* EXERCISE INSTRUCTIONS *
Go through the listing and set it down exactly, leaving out its pictures.

* DATA SHOWN *
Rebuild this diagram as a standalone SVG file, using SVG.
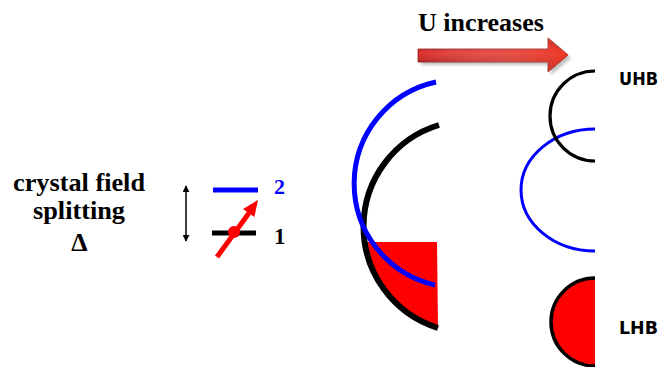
<svg xmlns="http://www.w3.org/2000/svg" width="661" height="367" viewBox="0 0 661 367">
<style>
.serif{font-family:"Liberation Serif","Times New Roman",serif;font-weight:bold;}
.hand{font-family:"DejaVu Sans","Liberation Sans",sans-serif;font-weight:bold;font-size:18px;fill:#000;}
.band{fill:none;}
</style>
<defs>
<linearGradient id="ug" x1="0" y1="0" x2="0" y2="1">
<stop offset="0" stop-color="#9c1c1c"/>
<stop offset="0.45" stop-color="#e0332e"/>
<stop offset="1" stop-color="#8e1a1a"/>
</linearGradient>
<linearGradient id="ugh" x1="0" y1="0" x2="1" y2="0">
<stop offset="0" stop-color="#ffffff" stop-opacity="0"/>
<stop offset="1" stop-color="#ff3b20" stop-opacity="0.55"/>
</linearGradient>
<filter id="sh" x="-10%" y="-30%" width="130%" height="180%">
<feGaussianBlur stdDeviation="1.5"/>
</filter>
<marker id="ah" viewBox="0 0 10 10" refX="9" refY="5" markerWidth="7" markerHeight="7" orient="auto-start-reverse" markerUnits="userSpaceOnUse">
<path d="M0,0 L10,5 L0,10 Z" fill="#000"/>
</marker>
</defs>

<g id="label-crystal-field">
<text class="serif" x="79" y="191" font-size="25" text-anchor="middle" textLength="132" lengthAdjust="spacingAndGlyphs">crystal field</text>
<text class="serif" x="79" y="219" font-size="25" text-anchor="middle" textLength="92" lengthAdjust="spacingAndGlyphs">splitting</text>
<text class="serif" x="79.5" y="251" font-size="26" text-anchor="middle">Δ</text>
</g>

<g id="connectors">
<line x1="186" y1="186" x2="186" y2="241" stroke="#000" stroke-width="1.5" marker-start="url(#ah)" marker-end="url(#ah)"/>
</g>

<g id="level-2">
<line x1="213" y1="190" x2="258" y2="190" stroke="#0000ff" stroke-width="5"/>
<text class="serif" x="274" y="194" font-size="22" fill="#0000ff">2</text>
</g>

<g id="level-1">
<line x1="212" y1="233" x2="256" y2="233" stroke="#000" stroke-width="5"/>
<text class="serif" x="274" y="244" font-size="23" fill="#000">1</text>
</g>

<g id="electron">
<line x1="217" y1="257" x2="249" y2="213" stroke="#ff0000" stroke-width="5"/>
<polygon points="258,200 254.4,217.1 243,208.9" fill="#ff0000"/>
<circle cx="234" cy="232" r="6" fill="#ff0000"/>
</g>

<g id="u-increases">
<polygon points="421,52 551,52 551,41 571,58 551,75 551,65 421,65" fill="#777" opacity="0.45" filter="url(#sh)"/>
<polygon points="418,49 548,49 548,38 568,55 548,72 548,62 418,62" fill="url(#ug)" stroke="#8a2020" stroke-width="0.8"/>
<polygon points="418,49 548,49 548,38 568,55 548,72 548,62 418,62" fill="url(#ugh)"/>
<text class="serif" x="418" y="31" font-size="26" fill="#000">U increases</text>
</g>

<g id="metal-bands">
<path d="M437,242 L364,242 A106.2,106.2 0 0 0 438,328 Z" fill="#ff0000"/>
<path class="band" d="M439,125 A106.2,106.2 0 0 0 438,328" stroke="#000" stroke-width="6"/>
<path class="band" d="M436,82 A104,104 0 0 0 435,285" stroke="#0000ff" stroke-width="5"/>
</g>

<g id="blue-band">
<path class="band" d="M595,129 A74,61 0 0 0 595,251" stroke="#0000ff" stroke-width="3"/>
</g>

<g id="uhb">
<path class="band" d="M595,71 A45,45 0 0 0 595,161" stroke="#000" stroke-width="3.2"/>
<text class="hand" x="619" y="85" textLength="39" lengthAdjust="spacingAndGlyphs">UHB</text>
</g>

<g id="lhb">
<path d="M595,278 A44,44 0 0 0 595,366" fill="#ff0000" stroke="#000" stroke-width="3.5"/>
<text class="hand" x="619" y="334" textLength="39" lengthAdjust="spacingAndGlyphs">LHB</text>
</g>
</svg>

* FULL ANSWER *
Rebuild this diagram as a standalone SVG file, using SVG.
<svg xmlns="http://www.w3.org/2000/svg" width="661" height="367" viewBox="0 0 661 367">
<style>
.serif{font-family:"Liberation Serif","Times New Roman",serif;font-weight:bold;}
.hand{font-family:"DejaVu Sans","Liberation Sans",sans-serif;font-weight:bold;font-size:18px;fill:#000;}
.band{fill:none;}
</style>
<defs>
<linearGradient id="ug" x1="0" y1="0" x2="0" y2="1">
<stop offset="0" stop-color="#9c1c1c"/>
<stop offset="0.45" stop-color="#e0332e"/>
<stop offset="1" stop-color="#8e1a1a"/>
</linearGradient>
<linearGradient id="ugh" x1="0" y1="0" x2="1" y2="0">
<stop offset="0" stop-color="#ffffff" stop-opacity="0"/>
<stop offset="1" stop-color="#ff3b20" stop-opacity="0.55"/>
</linearGradient>
<filter id="sh" x="-10%" y="-30%" width="130%" height="180%">
<feGaussianBlur stdDeviation="1.5"/>
</filter>
<marker id="ah" viewBox="0 0 10 10" refX="9" refY="5" markerWidth="7" markerHeight="7" orient="auto-start-reverse" markerUnits="userSpaceOnUse">
<path d="M0,0 L10,5 L0,10 Z" fill="#000"/>
</marker>
</defs>

<g id="label-crystal-field">
<text class="serif" x="79" y="191" font-size="25" text-anchor="middle" textLength="132" lengthAdjust="spacingAndGlyphs">crystal field</text>
<text class="serif" x="79" y="219" font-size="25" text-anchor="middle" textLength="92" lengthAdjust="spacingAndGlyphs">splitting</text>
<text class="serif" x="79.5" y="251" font-size="26" text-anchor="middle">Δ</text>
</g>

<g id="connectors">
<line x1="186" y1="186" x2="186" y2="241" stroke="#000" stroke-width="1.5" marker-start="url(#ah)" marker-end="url(#ah)"/>
</g>

<g id="level-2">
<line x1="213" y1="190" x2="258" y2="190" stroke="#0000ff" stroke-width="5"/>
<text class="serif" x="274" y="194" font-size="22" fill="#0000ff">2</text>
</g>

<g id="level-1">
<line x1="212" y1="233" x2="256" y2="233" stroke="#000" stroke-width="5"/>
<text class="serif" x="274" y="244" font-size="23" fill="#000">1</text>
</g>

<g id="electron">
<line x1="217" y1="257" x2="249" y2="213" stroke="#ff0000" stroke-width="5"/>
<polygon points="258,200 254.4,217.1 243,208.9" fill="#ff0000"/>
<circle cx="234" cy="232" r="6" fill="#ff0000"/>
</g>

<g id="u-increases">
<polygon points="421,52 551,52 551,41 571,58 551,75 551,65 421,65" fill="#777" opacity="0.45" filter="url(#sh)"/>
<polygon points="418,49 548,49 548,38 568,55 548,72 548,62 418,62" fill="url(#ug)" stroke="#8a2020" stroke-width="0.8"/>
<polygon points="418,49 548,49 548,38 568,55 548,72 548,62 418,62" fill="url(#ugh)"/>
<text class="serif" x="418" y="31" font-size="26" fill="#000">U increases</text>
</g>

<g id="metal-bands">
<path d="M437,242 L364,242 A106.2,106.2 0 0 0 438,328 Z" fill="#ff0000"/>
<path class="band" d="M439,125 A106.2,106.2 0 0 0 438,328" stroke="#000" stroke-width="6"/>
<path class="band" d="M436,82 A104,104 0 0 0 435,285" stroke="#0000ff" stroke-width="5"/>
</g>

<g id="blue-band">
<path class="band" d="M595,129 A74,61 0 0 0 595,251" stroke="#0000ff" stroke-width="3"/>
</g>

<g id="uhb">
<path class="band" d="M595,71 A45,45 0 0 0 595,161" stroke="#000" stroke-width="3.2"/>
<text class="hand" x="619" y="85" textLength="39" lengthAdjust="spacingAndGlyphs">UHB</text>
</g>

<g id="lhb">
<path d="M595,278 A44,44 0 0 0 595,366" fill="#ff0000" stroke="#000" stroke-width="3.5"/>
<text class="hand" x="619" y="334" textLength="39" lengthAdjust="spacingAndGlyphs">LHB</text>
</g>
</svg>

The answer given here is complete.